South by Java Head
- First edition (UK)
- Author: Alistair MacLean
- Language: English
- Genre: World War II Novel
- Publisher: Collins (UK) Doubleday (US)
- Publication date: 1958
- Publication place: United Kingdom
- Media type: Print (Hardcover & Paperback)
- Pages: 254 pgs
- Preceded by: The Guns of Navarone
- Followed by: The Last Frontier

= South by Java Head =

1958 book by Alistair MacLean

South by Java Head is the third novel written by Scottish author Alistair MacLean, and was first published in 1958.

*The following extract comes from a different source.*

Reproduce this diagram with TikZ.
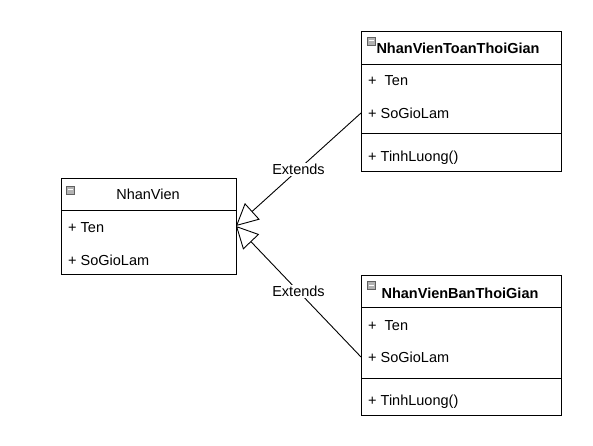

MacLean's personal experiences in the Royal Navy during World War II provided part of the basis for the story.

==Plot introduction==
The story is set in February 1942, in the immediate aftermath of the Battle of Singapore. As the British stronghold of Singapore falls to the invading Imperial Japanese Army, a mixed collection of soldiers, nurses, fleeing civilians, a small boy, and at least one spy attempt to escape the burning city aboard the Kerry Dancer, a battered freighter crewed by a disreputable captain and sailors. The Kerry Dancer is crippled by Japanese aircraft, and the refugees are rescued by the Viroma, a tanker also fleeing Singapore; however, the Viroma is also sunk by the Japanese, and the survivors take to open boats on the open sea. Led by stalwart First Officer John Nicholson, they attempt to flee to safety across the South China Sea, facing death by thirst and exposure, typhoons, and pursuit by the relentless Japanese. As tensions mount in the small boat, Nicholson realizes that they are equally at risk from traitors in their midst.

==Reception==
The New York Times said it was "crammed with action and realistically sketched backgrounds but there is a patchness about the escapes from tight fixes that makes South by Java Head a less credible chronicle of derring-do than its remarkable predecessors."

==Film Adaptation==
In 1957 producer Daniel Angel said that Daniel Fuchs was writing the script for South by Java Head from a novel by Tom Carling, with Fox to finance. MacLean's publisher Ian Chapman had not felt the novel was up to the standard of The Guns of Navarone and was going to suggest to MacLean that he try another novel instead. However the film sale of the project led to the novel's publication.

In January 1960 Buddy Adler announced he had bought the film rights for Fox as a vehicle for Alec Guinness and $4 million would be spent on it. Sydney Boehm would write the script. No film resulted.